As you may sense yourself, part of the problem is to decide just what question we're asking and what would count as an answer.

Start with space. One way of claiming that space is real is to say that it's a thing -- a "substance", as the jargon of philosophy would have it. (In this sense, a substance is something that _has_ properties or qualities and stands in various relations, but isn't a property or a relation. An atom is a substance in this sense; so is an animal.)

The "substantival" view of space-time has its adherents, but also has its detractors. There are many philosophers who don't think space is real if that would imply that it's some kind of thing. Typically such philosophers would say that instead of talking about space as such, we should talk about spatial relations. Things can be between other things, or beside them or above the, or longer than them or a certain distance away from them. What's real, on this view, are the things that stand in the various relations; space isn't something above and beyond all those relational facts.

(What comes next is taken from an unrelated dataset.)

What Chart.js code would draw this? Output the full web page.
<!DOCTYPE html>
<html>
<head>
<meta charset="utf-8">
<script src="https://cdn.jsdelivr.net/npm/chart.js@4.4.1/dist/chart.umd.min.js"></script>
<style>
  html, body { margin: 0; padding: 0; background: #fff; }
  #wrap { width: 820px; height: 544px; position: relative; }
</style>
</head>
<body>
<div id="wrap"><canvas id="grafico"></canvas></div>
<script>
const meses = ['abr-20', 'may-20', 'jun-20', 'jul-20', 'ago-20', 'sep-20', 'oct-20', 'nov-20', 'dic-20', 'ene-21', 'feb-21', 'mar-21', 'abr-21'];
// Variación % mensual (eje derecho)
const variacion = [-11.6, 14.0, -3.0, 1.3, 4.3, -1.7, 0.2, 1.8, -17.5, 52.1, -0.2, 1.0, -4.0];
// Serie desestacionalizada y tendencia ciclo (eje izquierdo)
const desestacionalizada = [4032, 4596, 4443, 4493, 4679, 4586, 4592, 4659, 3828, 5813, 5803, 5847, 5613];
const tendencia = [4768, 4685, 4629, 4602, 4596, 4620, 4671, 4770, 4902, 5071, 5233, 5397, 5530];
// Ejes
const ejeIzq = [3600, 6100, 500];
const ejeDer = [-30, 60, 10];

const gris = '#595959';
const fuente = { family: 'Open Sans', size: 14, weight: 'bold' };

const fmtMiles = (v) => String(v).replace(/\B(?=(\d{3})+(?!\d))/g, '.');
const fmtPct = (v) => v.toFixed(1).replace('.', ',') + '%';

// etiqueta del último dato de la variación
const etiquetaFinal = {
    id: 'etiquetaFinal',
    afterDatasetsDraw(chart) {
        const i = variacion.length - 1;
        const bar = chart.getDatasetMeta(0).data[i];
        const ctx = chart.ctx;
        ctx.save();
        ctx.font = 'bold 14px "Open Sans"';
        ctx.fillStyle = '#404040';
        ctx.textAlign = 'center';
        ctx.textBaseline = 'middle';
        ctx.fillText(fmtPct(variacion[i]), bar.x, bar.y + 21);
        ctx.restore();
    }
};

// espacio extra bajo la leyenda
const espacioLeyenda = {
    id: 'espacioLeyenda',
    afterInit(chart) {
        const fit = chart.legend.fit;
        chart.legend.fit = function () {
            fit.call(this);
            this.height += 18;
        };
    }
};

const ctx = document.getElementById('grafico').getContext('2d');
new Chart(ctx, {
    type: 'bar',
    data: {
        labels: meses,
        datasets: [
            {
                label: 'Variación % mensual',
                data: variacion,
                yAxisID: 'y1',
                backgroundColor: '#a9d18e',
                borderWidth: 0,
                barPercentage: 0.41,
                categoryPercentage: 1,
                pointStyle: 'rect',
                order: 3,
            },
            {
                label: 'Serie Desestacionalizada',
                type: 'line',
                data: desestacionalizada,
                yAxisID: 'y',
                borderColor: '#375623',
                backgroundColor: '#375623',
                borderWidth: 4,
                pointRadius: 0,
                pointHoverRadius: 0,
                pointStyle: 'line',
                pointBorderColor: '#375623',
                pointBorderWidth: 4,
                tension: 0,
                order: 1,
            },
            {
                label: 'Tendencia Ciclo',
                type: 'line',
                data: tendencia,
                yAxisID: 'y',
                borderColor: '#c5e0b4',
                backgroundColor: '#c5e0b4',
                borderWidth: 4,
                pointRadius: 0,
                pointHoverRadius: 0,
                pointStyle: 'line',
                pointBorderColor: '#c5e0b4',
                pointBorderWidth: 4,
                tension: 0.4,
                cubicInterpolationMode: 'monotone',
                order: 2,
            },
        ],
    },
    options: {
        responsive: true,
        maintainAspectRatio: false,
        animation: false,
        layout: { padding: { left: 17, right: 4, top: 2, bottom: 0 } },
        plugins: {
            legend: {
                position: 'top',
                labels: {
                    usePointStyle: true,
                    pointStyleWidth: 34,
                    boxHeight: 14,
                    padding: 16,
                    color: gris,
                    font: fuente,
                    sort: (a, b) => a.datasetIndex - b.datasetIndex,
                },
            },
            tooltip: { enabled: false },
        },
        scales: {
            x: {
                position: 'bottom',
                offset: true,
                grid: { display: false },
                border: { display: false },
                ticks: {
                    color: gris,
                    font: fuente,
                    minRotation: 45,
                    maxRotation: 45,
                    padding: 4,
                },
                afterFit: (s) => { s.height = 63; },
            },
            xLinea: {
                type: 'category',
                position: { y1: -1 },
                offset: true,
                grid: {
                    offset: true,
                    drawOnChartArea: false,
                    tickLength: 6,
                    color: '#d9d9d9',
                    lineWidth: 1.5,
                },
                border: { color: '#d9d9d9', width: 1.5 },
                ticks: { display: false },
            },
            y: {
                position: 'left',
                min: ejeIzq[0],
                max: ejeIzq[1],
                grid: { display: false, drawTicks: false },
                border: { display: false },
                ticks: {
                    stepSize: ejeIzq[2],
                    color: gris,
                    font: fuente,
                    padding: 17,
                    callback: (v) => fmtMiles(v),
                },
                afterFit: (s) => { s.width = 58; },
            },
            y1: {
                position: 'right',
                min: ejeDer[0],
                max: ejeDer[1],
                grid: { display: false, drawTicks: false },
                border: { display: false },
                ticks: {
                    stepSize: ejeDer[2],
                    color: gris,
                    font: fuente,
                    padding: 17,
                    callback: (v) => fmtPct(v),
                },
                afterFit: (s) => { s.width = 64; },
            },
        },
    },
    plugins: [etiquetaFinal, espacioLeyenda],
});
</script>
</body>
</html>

Obviously we could think of time in much the same way: time isn't a thing or a substance; rather, events (happening, occurrences) have relations such as earlier than, simultaneous with, ten minutes later than... among them. On this sort of view, that's all there is to the notion of time; it's not a thing, let alone a thing that influences more ordinary objects.

Once again, there are plenty of philosophers who prefer this view, and if talk of the reality of time is talk of there being some special _thing_, then lots of non-crazy people don't believe that time is real in that sense. What's real are things of more ordinary sorts (including the not-so-ordinary things of physics) and events of various kinds. Some of the facts about these things are facts about distance, relative location, before-and-after, etc. This ia an attractive thought because it takes away a lot of mystery: if time is a thing, what sort of thing could it possibly be?

Whatever we make of this view, it doesn't exhaust the issue. We can ask: are spatial and temporal relations objective? Or are they conventional? Is it an objective fact that the clock we use to measure time ticks regularly? Or do we _decide_ for various reasons to treat one kind of time-keeping device as the standard rather than another without there being any objective fact about whether it really ticks regularly? This isn't an easy issue, and there's lots of disagreement about it among philosophers.What we see, however, is that even if space and time are matters of relations, people can differ over the objectivity and hence, in an important sense, the _reality_ of the relations.

Your questions about relativity are good ones and they don't have easy answers. As it's often presented, relativity seems to fit best with something like a substance view of space-time. I say "space-time" because in relativity space and time are mathematically related in particularly intimate ways. According to general relativity, space-time doesn't obey the laws of Euclidean geometry, and in fact it departs from the Euclidean to varying degrees and in various ways depending on the background configuration of matter. In fact, on one common way of putting it, space-time tells matter how to move, matter tells space-time how to curve. On this view, space-time acts on matter and matter acts on space-time. If that's right, space-time seems pretty real. (Keep in mind: in relativity, time isn't something distinct from space. What's at issue are questions about space-time.)

The issues here are complicated, but there's no question of a mere leap in logic. General relativity is a complex and subtle account of spatio-temporal matters. On its face, it seems to posit something akin to the electromagnetic field, except it's a field that acts on all matter. Whether that's the best way to look at it is not an easy question, but what seems clear is that the view isn't the result of any simple mistake in reasoning. It's a matter of how best to make sense of a complicated web of theory and fact.